_RECORDS SHOWN_
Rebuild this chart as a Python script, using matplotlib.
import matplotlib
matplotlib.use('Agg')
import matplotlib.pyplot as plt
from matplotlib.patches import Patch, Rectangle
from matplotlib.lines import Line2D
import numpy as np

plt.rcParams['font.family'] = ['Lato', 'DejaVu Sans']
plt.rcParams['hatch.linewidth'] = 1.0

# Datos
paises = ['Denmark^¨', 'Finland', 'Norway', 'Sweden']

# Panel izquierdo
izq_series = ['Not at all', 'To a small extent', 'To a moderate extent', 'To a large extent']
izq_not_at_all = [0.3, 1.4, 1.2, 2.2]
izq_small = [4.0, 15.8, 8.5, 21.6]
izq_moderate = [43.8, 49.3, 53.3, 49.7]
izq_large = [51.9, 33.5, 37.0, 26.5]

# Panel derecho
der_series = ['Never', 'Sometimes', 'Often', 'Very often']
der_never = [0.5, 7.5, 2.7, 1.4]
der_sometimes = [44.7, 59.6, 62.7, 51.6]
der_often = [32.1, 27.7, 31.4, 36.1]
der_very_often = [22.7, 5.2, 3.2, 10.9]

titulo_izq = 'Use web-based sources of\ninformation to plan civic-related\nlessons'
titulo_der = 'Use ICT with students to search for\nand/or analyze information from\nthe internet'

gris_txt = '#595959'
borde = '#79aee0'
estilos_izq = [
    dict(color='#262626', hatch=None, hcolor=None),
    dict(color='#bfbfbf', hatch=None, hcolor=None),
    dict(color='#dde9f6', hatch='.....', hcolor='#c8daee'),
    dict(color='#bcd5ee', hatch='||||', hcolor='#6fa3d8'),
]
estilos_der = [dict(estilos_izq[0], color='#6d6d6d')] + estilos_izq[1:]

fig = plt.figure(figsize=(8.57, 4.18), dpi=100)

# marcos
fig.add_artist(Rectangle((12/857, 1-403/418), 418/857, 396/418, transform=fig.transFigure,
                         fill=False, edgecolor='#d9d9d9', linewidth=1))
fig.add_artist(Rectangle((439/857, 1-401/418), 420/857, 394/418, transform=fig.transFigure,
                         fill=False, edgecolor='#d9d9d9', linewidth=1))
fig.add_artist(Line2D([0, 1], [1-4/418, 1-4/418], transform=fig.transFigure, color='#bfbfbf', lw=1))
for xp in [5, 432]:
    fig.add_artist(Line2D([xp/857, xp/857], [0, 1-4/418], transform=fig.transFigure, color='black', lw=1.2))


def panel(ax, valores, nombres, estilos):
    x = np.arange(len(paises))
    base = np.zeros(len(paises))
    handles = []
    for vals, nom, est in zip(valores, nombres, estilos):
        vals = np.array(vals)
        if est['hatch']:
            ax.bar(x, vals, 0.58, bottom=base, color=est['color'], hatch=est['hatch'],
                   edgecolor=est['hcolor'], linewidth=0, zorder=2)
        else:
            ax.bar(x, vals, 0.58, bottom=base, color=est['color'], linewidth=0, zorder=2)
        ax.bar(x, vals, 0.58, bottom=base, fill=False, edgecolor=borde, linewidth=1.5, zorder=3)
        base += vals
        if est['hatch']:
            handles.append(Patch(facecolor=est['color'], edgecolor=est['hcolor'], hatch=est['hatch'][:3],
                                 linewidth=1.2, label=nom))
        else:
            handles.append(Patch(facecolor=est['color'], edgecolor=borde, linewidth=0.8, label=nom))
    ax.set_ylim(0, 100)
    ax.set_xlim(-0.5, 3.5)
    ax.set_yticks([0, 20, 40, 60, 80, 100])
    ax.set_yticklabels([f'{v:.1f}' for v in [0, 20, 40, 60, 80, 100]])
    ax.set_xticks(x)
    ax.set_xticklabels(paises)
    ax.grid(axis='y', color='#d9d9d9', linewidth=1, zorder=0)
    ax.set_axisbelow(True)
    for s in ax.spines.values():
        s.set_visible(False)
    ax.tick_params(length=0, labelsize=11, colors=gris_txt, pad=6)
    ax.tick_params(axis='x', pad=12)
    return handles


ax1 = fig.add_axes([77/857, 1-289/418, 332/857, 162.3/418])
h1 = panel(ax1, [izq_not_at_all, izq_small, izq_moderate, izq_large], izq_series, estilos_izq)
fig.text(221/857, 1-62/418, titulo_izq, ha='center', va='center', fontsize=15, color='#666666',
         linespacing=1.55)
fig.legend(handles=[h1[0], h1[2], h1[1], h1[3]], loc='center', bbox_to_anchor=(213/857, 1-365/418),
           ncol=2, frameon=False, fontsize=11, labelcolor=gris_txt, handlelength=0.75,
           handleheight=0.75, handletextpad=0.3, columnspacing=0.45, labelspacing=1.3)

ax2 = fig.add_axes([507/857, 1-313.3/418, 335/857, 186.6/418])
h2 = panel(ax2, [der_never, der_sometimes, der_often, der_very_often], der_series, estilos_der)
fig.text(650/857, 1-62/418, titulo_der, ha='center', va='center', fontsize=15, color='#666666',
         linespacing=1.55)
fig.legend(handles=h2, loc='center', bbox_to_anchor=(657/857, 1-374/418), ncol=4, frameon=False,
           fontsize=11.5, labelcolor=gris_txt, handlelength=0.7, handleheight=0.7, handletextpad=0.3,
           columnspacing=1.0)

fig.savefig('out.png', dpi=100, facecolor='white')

...

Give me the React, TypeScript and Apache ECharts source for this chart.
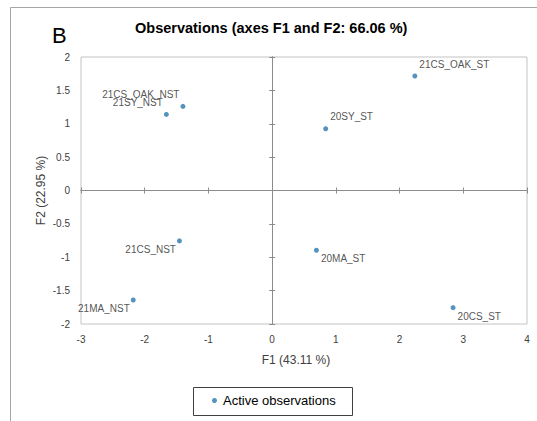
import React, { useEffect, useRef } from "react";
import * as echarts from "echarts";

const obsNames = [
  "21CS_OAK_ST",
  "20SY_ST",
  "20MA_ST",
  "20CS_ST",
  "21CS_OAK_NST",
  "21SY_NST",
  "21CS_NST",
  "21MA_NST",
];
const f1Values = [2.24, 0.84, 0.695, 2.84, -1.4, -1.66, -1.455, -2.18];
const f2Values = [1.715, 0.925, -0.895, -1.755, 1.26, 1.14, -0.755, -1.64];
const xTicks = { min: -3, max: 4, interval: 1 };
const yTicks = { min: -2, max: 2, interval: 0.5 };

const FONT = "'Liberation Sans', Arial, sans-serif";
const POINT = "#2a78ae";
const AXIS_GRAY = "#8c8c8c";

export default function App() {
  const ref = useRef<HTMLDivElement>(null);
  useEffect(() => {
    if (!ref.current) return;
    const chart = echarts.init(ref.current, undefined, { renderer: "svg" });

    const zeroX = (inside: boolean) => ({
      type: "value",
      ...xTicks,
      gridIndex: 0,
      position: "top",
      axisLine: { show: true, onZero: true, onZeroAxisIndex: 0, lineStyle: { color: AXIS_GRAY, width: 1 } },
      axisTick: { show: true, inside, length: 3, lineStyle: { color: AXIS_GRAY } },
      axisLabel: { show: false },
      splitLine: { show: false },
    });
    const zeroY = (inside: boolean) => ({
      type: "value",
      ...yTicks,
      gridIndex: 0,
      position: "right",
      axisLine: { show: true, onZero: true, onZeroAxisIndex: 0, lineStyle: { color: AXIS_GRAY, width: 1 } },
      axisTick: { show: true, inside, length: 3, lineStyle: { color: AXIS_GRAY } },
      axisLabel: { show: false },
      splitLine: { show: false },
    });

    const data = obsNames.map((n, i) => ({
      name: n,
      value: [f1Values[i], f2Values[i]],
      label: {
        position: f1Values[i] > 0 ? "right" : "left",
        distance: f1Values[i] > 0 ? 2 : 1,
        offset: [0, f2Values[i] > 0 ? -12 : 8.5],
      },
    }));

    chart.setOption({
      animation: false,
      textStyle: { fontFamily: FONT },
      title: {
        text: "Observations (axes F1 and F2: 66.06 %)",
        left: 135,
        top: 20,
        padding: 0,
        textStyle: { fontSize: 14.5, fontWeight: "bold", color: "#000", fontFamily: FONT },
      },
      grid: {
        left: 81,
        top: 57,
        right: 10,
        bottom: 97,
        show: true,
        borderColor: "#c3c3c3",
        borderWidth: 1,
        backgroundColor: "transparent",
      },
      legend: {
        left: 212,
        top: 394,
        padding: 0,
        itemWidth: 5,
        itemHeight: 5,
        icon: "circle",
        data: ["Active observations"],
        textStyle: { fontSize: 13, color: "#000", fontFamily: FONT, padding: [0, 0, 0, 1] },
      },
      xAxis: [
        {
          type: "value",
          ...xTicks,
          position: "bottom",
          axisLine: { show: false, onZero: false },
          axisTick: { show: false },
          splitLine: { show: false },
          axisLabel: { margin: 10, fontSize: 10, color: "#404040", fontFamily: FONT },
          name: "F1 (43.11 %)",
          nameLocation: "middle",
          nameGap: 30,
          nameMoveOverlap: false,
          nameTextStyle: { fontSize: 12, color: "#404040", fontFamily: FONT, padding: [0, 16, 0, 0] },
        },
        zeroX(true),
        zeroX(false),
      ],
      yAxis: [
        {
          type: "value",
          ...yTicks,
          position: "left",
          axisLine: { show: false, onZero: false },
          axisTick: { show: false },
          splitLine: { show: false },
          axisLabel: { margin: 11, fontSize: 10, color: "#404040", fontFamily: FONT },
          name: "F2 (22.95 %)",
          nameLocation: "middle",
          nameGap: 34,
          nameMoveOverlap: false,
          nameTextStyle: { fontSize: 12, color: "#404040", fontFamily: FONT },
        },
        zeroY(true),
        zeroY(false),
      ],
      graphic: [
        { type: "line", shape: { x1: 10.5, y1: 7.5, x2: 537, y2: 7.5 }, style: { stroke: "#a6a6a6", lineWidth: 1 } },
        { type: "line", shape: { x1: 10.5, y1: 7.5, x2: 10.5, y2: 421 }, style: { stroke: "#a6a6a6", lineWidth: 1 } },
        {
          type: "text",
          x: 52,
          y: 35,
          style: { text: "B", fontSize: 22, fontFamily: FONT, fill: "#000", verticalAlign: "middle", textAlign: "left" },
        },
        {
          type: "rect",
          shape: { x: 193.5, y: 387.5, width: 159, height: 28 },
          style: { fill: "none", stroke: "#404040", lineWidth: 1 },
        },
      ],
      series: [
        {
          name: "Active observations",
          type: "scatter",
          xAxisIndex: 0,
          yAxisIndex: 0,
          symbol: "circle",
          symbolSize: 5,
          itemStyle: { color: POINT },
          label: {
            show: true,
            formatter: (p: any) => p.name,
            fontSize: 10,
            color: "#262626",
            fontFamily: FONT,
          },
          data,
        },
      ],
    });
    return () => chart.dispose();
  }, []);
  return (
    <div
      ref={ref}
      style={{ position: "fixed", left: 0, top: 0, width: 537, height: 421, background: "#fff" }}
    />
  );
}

==

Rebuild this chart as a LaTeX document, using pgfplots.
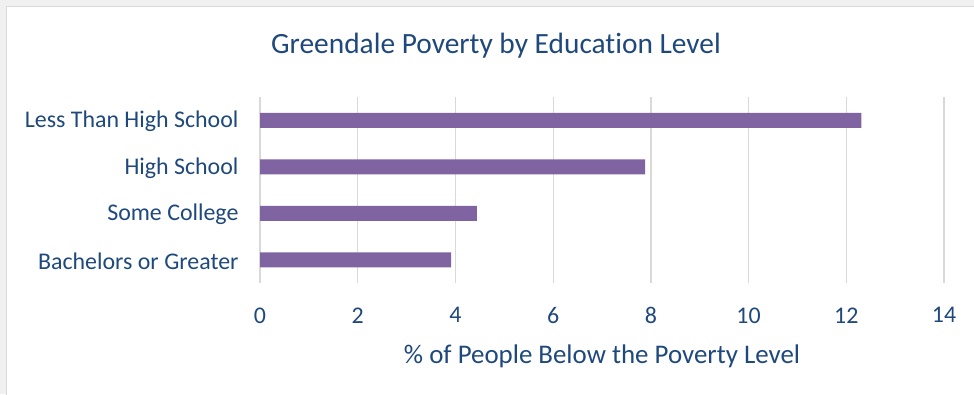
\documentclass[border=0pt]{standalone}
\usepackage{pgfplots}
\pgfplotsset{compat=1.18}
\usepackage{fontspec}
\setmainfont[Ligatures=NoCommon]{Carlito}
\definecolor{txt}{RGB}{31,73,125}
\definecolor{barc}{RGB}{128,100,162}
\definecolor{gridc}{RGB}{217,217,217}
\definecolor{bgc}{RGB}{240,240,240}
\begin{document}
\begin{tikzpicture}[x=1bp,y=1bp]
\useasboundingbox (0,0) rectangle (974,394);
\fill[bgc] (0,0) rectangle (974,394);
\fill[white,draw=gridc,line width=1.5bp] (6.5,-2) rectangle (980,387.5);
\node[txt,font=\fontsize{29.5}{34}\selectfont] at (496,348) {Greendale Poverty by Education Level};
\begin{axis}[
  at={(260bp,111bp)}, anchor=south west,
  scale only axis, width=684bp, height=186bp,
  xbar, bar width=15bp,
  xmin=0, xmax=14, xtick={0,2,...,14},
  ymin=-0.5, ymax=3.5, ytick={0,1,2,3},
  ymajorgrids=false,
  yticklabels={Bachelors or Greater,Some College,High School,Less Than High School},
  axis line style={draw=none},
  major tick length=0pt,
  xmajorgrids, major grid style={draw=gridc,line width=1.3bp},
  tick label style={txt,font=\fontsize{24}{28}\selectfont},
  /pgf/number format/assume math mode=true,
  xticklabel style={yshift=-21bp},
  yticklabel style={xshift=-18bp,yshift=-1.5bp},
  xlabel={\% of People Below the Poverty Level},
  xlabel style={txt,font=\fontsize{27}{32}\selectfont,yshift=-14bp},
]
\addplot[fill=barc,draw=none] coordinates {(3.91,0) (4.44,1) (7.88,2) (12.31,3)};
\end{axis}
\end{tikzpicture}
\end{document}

_TASK PROMPT_
Return the lines from the line with "Rebuild this chart as a Python" through the line with "izq_large = [51.9, 33.5, 37.0, 26.5]", inclusive, exactly as they stand, and nothing else.

_FINISHED ANSWER_
Rebuild this chart as a Python script, using matplotlib.
import matplotlib
matplotlib.use('Agg')
import matplotlib.pyplot as plt
from matplotlib.patches import Patch, Rectangle
from matplotlib.lines import Line2D
import numpy as np

plt.rcParams['font.family'] = ['Lato', 'DejaVu Sans']
plt.rcParams['hatch.linewidth'] = 1.0

# Datos
paises = ['Denmark^¨', 'Finland', 'Norway', 'Sweden']

# Panel izquierdo
izq_series = ['Not at all', 'To a small extent', 'To a moderate extent', 'To a large extent']
izq_not_at_all = [0.3, 1.4, 1.2, 2.2]
izq_small = [4.0, 15.8, 8.5, 21.6]
izq_moderate = [43.8, 49.3, 53.3, 49.7]
izq_large = [51.9, 33.5, 37.0, 26.5]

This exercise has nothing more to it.